Погладил, поутюжил свою бороду снизу и ушел. Но оказывается, он обронил во время большого заключительного дуэта Пинкертона с Чио-Чио-сан, что очень длинный дуэт. И почему бы во время смены каждого эпизода не подсветить сцену другим светом? Наступает ночь, а там желтый, красный, синий — Немирович так и сказал! И все. Сейчас же было сделано. Сначала он и сам не был уверен, что это нужно. А потом, конечно, поверил…
Очень любопытно было каждое появление Немировича в театре. Конечно, заранее это было известно. Прежде всего мобилизовывался весь свободный состав артистов, чтобы организовать овации и вообще реакцию из зрительного зала, как потом и то и другое Сталину. Владимир Иванович всегда являлся в зал, когда уже тушился свет и выходил дирижер. Вдруг зажигался свет и Немирович выходил, нет — шествовал через весь проход на свое место в шестом ряду.

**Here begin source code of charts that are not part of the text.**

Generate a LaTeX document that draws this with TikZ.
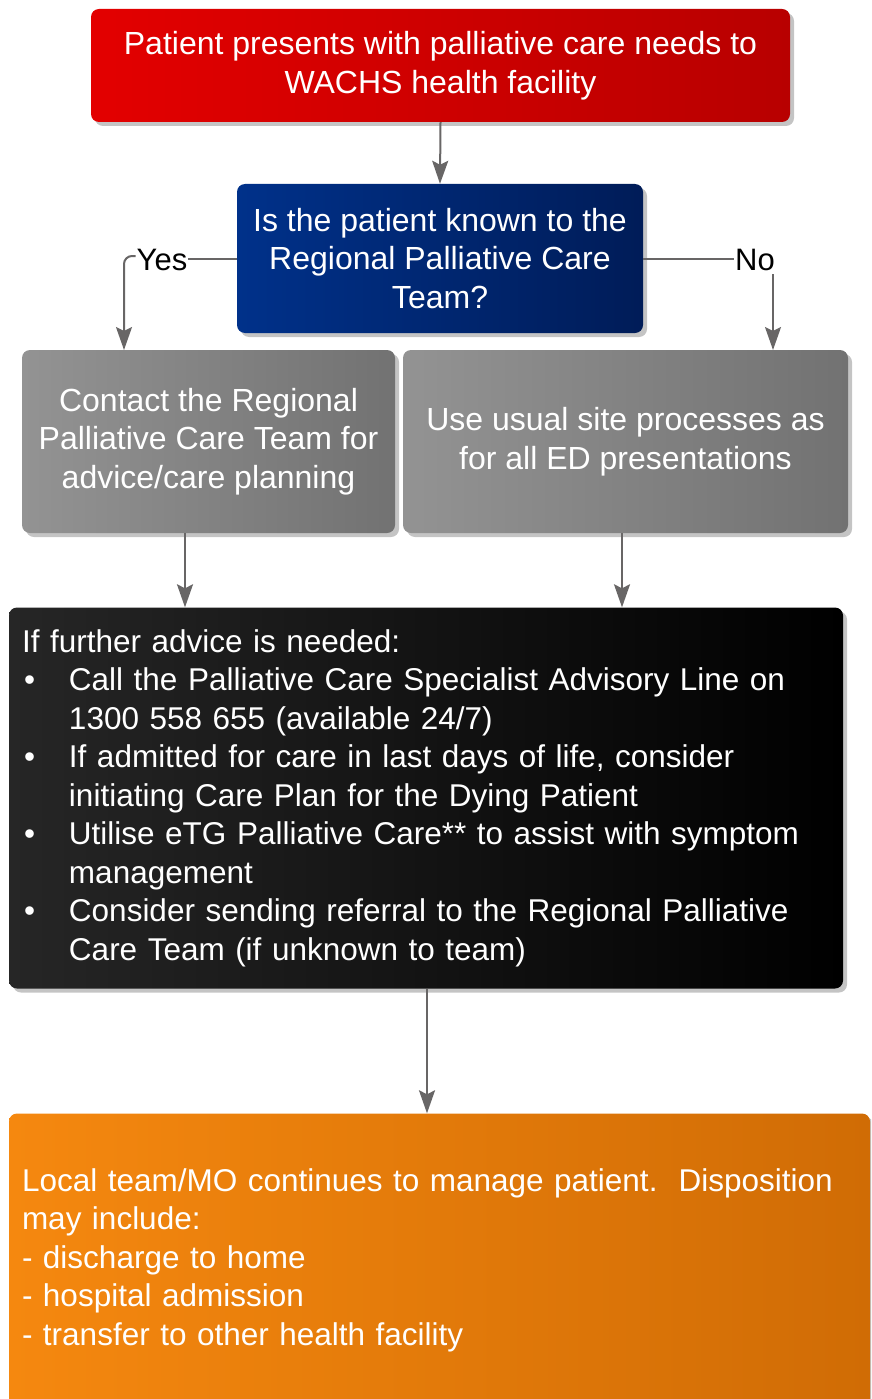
\documentclass[tikz,border=0pt]{standalone}
\usepackage{fontspec}
\setmainfont{Liberation Sans}
\usetikzlibrary{arrows.meta,shadows,calc}
\definecolor{redA}{HTML}{E30000}
\definecolor{redB}{HTML}{B80000}
\definecolor{blueA}{HTML}{00318A}
\definecolor{blueB}{HTML}{001C58}
\definecolor{greyA}{HTML}{939393}
\definecolor{greyB}{HTML}{727272}
\definecolor{blkA}{HTML}{262626}
\definecolor{blkB}{HTML}{000000}
\definecolor{orA}{HTML}{F5880F}
\definecolor{orB}{HTML}{D06C05}
\definecolor{arrC}{HTML}{686666}
\definecolor{shC}{HTML}{C4C4C4}
\tikzset{
  box/.style={rounded corners=8pt, inner sep=0pt, text=white,
    drop shadow={shadow xshift=4pt, shadow yshift=-4pt, fill=shC, opacity=1, rounded corners=8pt}},
  cbox/.style={box, align=center, font=\fontsize{32}{38.5}\selectfont},
  lbox/.style={box, align=left, inner xsep=13pt, font=\fontsize{31.5}{38.5}\selectfont},
  lab/.style={font=\fontsize{31}{36}\selectfont, inner sep=1pt, text=black},
  conn/.style={draw=arrC, line width=2pt},
  arr/.style={conn, -{Stealth[length=23pt,width=16pt,inset=4pt]}},
}
\begin{document}
\begin{tikzpicture}[x=1pt,y=-1pt]
\useasboundingbox (0,0) rectangle (871,1399);
\begin{scope}
\clip (0,0) rectangle (871,1399);
\node[cbox, left color=redA, right color=redB, minimum width=699pt, minimum height=113pt] (start) at (440.5,65.5)
  {Patient presents with palliative care needs to\\WACHS health facility};
\node[cbox, left color=blueA, right color=blueB, minimum width=406pt, minimum height=149pt] (q) at (440,258.5)
  {Is the patient known to the\\Regional Palliative Care\\Team?};
\node[cbox, left color=greyA, right color=greyB, minimum width=373pt, minimum height=183pt] (known) at (208.5,441.5)
  {Contact the Regional\\Palliative Care Team for\\advice/care planning};
\node[cbox, left color=greyA, right color=greyB, minimum width=445pt, minimum height=183pt] (usual) at (625.5,441.5)
  {Use usual site processes as\\for all ED presentations};
\node[lbox, left color=blkA, right color=blkB, text width=808pt, minimum height=381pt] (adv) at (426,798)
  {If further advice is needed:\\
   \makebox[47pt][l]{\hspace{2pt}\textbullet}Call the Palliative Care Specialist Advisory Line on\\
   \hspace*{47pt}1300 558 655 (available 24/7)\\
   \makebox[47pt][l]{\hspace{2pt}\textbullet}If admitted for care in last days of life, consider\\
   \hspace*{47pt}initiating Care Plan for the Dying Patient\\
   \makebox[47pt][l]{\hspace{2pt}\textbullet}Utilise eTG Palliative Care** to assist with symptom\\
   \hspace*{47pt}management\\
   \makebox[47pt][l]{\hspace{2pt}\textbullet}Consider sending referral to the Regional Palliative\\
   \hspace*{47pt}Care Team (if unknown to team)};
\node[lbox, left color=orA, right color=orB, text width=835pt, minimum height=293pt] (local) at (439.5,1260)
  {Local team/MO continues to manage patient.\ \ Disposition\\
   may include:\\
   - discharge to home\\
   - hospital admission\\
   - transfer to other health facility};
\end{scope}
\node[lab] (yes) at (162,260) {Yes};
\node[lab] (no) at (755,260) {No};
\coordinate (yesEnd) at (124,350);
\coordinate (noEnd) at (773,350);
\coordinate (xL) at (185,570);
\coordinate (xR) at (622,570);
\coordinate (xM) at (427,1050);
\draw[arr] (start.south) -- (q.north);
\draw[conn] (q.west) -- (q.west -| yes.east);
\draw[arr, rounded corners=8pt] ([yshift=4pt]yes.west) -| (yesEnd);
\draw[conn] (q.east) -- (q.east -| no.west);
\draw[arr] ([yshift=-2pt]noEnd |- no.south) -- (noEnd);
\draw[arr] (xL |- known.south) -- (xL |- adv.north);
\draw[arr] (xR |- usual.south) -- (xR |- adv.north);
\draw[arr] (xM |- adv.south) -- (xM |- local.north);
\end{tikzpicture}
\end{document}
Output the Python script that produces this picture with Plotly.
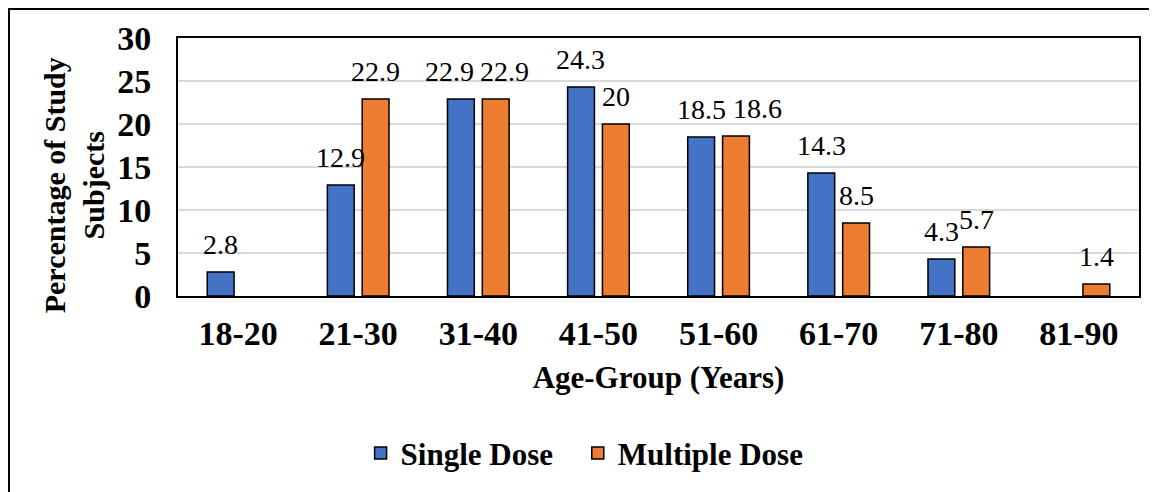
import plotly.graph_objects as go

# data
age_groups = ["18-20", "21-30", "31-40", "41-50", "51-60", "61-70", "71-80", "81-90"]
single_dose = [2.8, 12.9, 22.9, 24.3, 18.5, 14.3, 4.3, None]
multiple_dose = [None, 22.9, 22.9, 20, 18.6, 8.5, 5.7, 1.4]
y_ticks = [0, 5, 10, 15, 20, 25, 30]

blue = "#4472C4"
orange = "#ED7D31"
serif = "Liberation Serif"

# excel pushed a few labels sideways so they don't collide
label_nudge = {("31-40", 0): -11, ("31-40", 1): 9, ("51-60", 1): 21}

fig = go.Figure()
fig.add_trace(go.Bar(x=age_groups, y=single_dose, name="Single Dose", legend="legend",
                     marker=dict(color=blue, line=dict(color="black", width=1.5))))
fig.add_trace(go.Bar(x=age_groups, y=multiple_dose, name="Multiple Dose", legend="legend2",
                     marker=dict(color=orange, line=dict(color="black", width=1.5))))

## value labels sit a bit above each bar
for i, (vals, shift) in enumerate([(single_dose, -17.5), (multiple_dose, 17.5)]):
    for cat, v in zip(age_groups, vals):
        if v is None:
            continue
        fig.add_annotation(x=cat, y=v, text=str(v), showarrow=False,
                           xshift=shift + label_nudge.get((cat, i), 0),
                           yshift=10, yanchor="bottom",
                           font=dict(family=serif, size=28, color="black"))

## y axis title as annotation so it can sit where it does in the original
fig.add_annotation(text="<b>Percentage of Study<br>Subjects</b>", textangle=-90,
                   xref="paper", yref="paper", x=-0.108, y=0.43,
                   xanchor="center", yanchor="middle",
                   showarrow=False, font=dict(family=serif, size=30, color="black"))

## outer frame, cut off on the right and bottom
fig.add_shape(type="rect", xref="paper", yref="paper",
              x0=-0.1759, x1=1.03, y0=-0.78, y1=1.112,
              line=dict(color="black", width=2))

legend_font = dict(family=serif, size=31, color="black", weight="bold")
fig.update_layout(
    width=1149, height=484,
    margin=dict(l=170, r=18, t=30, b=196),
    plot_bgcolor="white", paper_bgcolor="white",
    barmode="group", bargap=0.42, bargroupgap=0.23,
    font=dict(family=serif, color="black"),
    showlegend=True,
    legend=dict(orientation="h", x=0.19, xanchor="left", y=-0.61, yanchor="middle",
                font=legend_font, itemwidth=30),
    legend2=dict(orientation="h", x=0.416, xanchor="left", y=-0.61, yanchor="middle",
                 font=legend_font, itemwidth=30),
)
fig.update_xaxes(showline=True, linewidth=2, linecolor="black", mirror=True,
                 tickfont=dict(family=serif, size=34, weight="bold"),
                 ticklabelstandoff=6,
                 title=dict(text="<b>Age-Group (Years)</b>", standoff=16,
                            font=dict(family=serif, size=31)))
fig.update_yaxes(range=[0, 30], tickvals=y_ticks, showline=True, linewidth=2,
                 linecolor="black", mirror=True, showgrid=True,
                 gridcolor="#D9D9D9", gridwidth=1.5, zeroline=False,
                 tickfont=dict(family=serif, size=34, weight="bold"),
                 ticklabelstandoff=18)

fig.write_html("out.html")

И сразу же со всех сторон раздавались неуемные аплодисменты. Публика вставала. Мало кто понимал, конечно, кто это такой, но с большим удовольствием публика эту игру принимала. Кроме того, он очень любил поговорить с публикой. Надо заметить, в своей области он говорил интересные и правильные вещи, но часто аудитория не могла это оценить. Я вот, например, помню его нововведение в оперу «Леди Макбет». Там большую роль играют симфонические антракты, а так как публика у нас демократическая и считает, что когда занавес закрывается, можно уже разговаривать и разворачивать бумажки с шоколадом, Немирович придумал то, что и сейчас еще служит: он повесил большие софиты справа и над оркестром. Когда занавес закрывался, то освещались оркестр и дирижер, тем самым показывая зрителям, что действие продолжается. Но находились еще несознательные люди, которые считали, что нужно оперу смотреть, а не слушать. И тогда Владимир Иванович несколько раз на моей памяти перед актом выходил к барьеру, где стоит дирижер, и обращался к публике с просьбой обратить внимание на то, что это — опера, музыкальное произведение, и действие продолжается в музыкальных антрактах. Он просит не разговаривать, слушать и быть внимательными и т. п.